I have no clue if my photo’s are all that great. I don’t know if I care one way or the other. But like fishing once was, I now can’t imagine being out there and not trying to capture something.

For those that have followed along with all that I’ve written over the years, why I quit fishing probably seemed inevitable. My writing and the photo’s that went with them never really had anything to do with fishing. At least I tried to give that impression, but in my head I had to be there for the fish. Now I want to focus on the photo’s and all those spots I walked and drove right by.

If anything comes of that, that would be nice. If not, that would still be nice.

In an effort to take this new direction seriously, I’ve already started a Facebook page for Ken Gortowski Photography where photo’s have been going up.

I also have a website up and running called that is still under construction as I figure out the design and then populate it with all the photo’s I’ve taken over the years.

I’m looking forward to how this all pans out.

In the mean time, in my spare time, I’ll still be out wandering around those last few hours and minutes of daylight. Revisiting back roads I breezed down in the past, heading out to the river and creeks and concentrating on the details I passed up over the years.

And, just like when I used to fish, I’ll stay out to the very end, for that last little bit of light, for the perfect conditions.

And, just like fishing, you have to stay to the very end.

The very end tends to produce the best results.


First You Have to Get There

First you have to get there, that starting point upstream on the creek.

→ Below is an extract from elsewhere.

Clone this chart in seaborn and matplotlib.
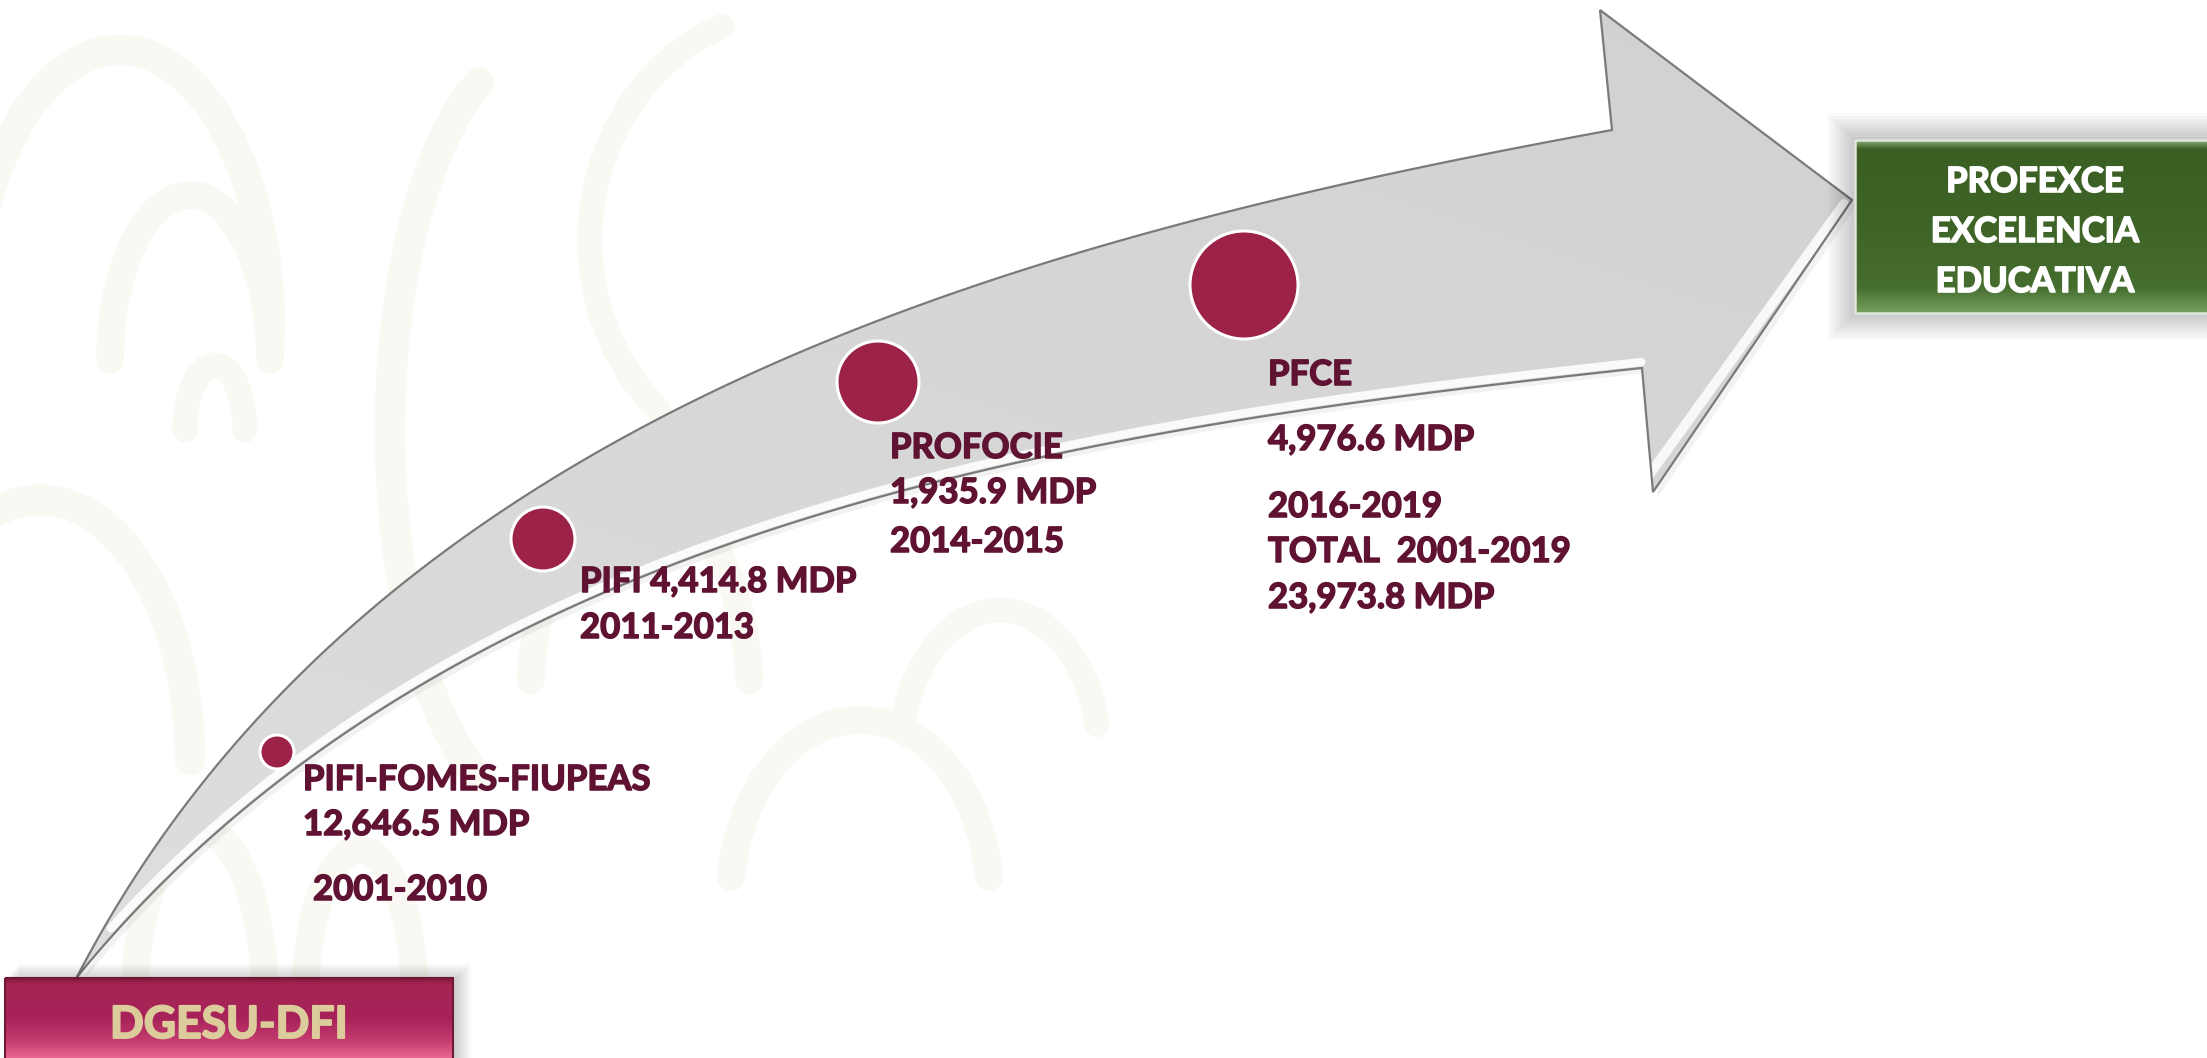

That’s what the picture at the top shows. Sure, there are other ways in, but after years of getting to the starting point, this is the easiest way in. The path is there, right down the middle. See it? If you ever see me put up photo’s like this, I always try to make it easier on people by putting the path dead center.

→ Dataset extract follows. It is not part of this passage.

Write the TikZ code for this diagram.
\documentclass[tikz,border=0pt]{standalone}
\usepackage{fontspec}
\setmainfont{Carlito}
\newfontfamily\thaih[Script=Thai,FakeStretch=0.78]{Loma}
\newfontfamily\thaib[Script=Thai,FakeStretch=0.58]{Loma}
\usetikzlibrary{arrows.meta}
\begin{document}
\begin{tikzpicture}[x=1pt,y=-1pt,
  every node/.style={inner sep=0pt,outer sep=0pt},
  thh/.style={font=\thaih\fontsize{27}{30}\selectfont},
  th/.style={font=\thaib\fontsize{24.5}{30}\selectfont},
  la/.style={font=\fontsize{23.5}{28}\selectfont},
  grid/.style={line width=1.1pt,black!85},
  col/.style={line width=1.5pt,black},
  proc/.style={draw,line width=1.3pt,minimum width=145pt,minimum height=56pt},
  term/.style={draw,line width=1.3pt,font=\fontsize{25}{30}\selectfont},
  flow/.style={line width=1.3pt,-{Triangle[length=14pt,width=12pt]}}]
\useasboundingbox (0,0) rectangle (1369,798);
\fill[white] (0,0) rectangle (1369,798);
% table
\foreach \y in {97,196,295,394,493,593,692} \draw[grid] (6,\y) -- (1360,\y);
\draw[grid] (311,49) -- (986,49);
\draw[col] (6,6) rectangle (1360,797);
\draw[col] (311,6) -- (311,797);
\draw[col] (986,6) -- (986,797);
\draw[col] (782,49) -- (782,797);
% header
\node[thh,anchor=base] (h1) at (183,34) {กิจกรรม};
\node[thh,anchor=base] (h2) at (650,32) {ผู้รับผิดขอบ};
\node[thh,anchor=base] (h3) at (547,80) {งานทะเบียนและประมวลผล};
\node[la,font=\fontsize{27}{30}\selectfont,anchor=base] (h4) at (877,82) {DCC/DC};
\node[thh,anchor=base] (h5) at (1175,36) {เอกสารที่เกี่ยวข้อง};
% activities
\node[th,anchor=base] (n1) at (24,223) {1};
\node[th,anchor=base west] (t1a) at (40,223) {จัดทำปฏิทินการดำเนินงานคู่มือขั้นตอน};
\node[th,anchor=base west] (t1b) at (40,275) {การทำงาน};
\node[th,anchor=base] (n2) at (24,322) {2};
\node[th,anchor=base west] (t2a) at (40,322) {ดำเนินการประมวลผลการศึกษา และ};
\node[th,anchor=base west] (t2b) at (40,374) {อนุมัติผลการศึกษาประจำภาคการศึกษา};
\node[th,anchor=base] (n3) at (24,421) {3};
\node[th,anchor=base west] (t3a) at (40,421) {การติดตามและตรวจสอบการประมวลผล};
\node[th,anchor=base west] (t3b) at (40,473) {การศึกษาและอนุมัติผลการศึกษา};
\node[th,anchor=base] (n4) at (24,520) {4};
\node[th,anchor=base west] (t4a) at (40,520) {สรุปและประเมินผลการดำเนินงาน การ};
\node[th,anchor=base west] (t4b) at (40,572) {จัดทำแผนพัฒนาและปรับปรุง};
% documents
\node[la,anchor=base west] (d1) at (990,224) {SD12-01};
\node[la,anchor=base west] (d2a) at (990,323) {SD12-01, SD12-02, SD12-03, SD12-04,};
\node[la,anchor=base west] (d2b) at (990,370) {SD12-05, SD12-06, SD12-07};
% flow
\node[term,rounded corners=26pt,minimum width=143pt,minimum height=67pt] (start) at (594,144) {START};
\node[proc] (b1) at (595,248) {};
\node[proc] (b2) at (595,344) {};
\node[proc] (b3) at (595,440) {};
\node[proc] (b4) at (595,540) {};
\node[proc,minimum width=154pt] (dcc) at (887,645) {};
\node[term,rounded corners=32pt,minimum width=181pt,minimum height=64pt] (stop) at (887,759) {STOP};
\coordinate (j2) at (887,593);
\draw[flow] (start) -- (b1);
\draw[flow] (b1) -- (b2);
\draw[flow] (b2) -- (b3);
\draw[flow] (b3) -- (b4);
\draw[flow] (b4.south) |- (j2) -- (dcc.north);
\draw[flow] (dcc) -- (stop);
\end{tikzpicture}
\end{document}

See that little spot of sunlight back there? Head for it. After that, you’re on your own.

Once in the creek it seems like nothing has ever changed, probably for hundreds of years. Quiet, sound of water over well worn rock, trees that look like they’ve been standing there forever and you wander down without a thought or care in the world.

Till you get to the spot where Mother Nature decided to rearrange the furniture over the last few months.


I’m at the point when I’m confronted with this need to rearrange things, the only thing running through my head is… I’m getting too old for this shit.

Stuff to climb over, all of it dumped in the best spot on the opposite side of the creek. If you look, no point climbing up there to shore fish. Not much of a shore to fish from.

This used to be such an easy wade.


After a couple of hours or so, you’re at the end of your trip. You’ve gone nearly three quarters of a mile down the creek and now it’s time to leave.

Good luck with that.


The path, it’s right there.

Right down the middle.

I’m assuming this explains why I never see anyone where I go on the creeks. I rarely see another set of footprints. It should also explain why I never wet wade. First you have to get there and when you get back, do you really want to be bleeding profusely and be covered in a poison ivy rash?

I didn’t think so.

After all these years I think of these creek adventures as normal. When confronted with a wall of woods when I want to get to a creek, I just look around a little bit and there it is.

The path, it’s right there in front of me.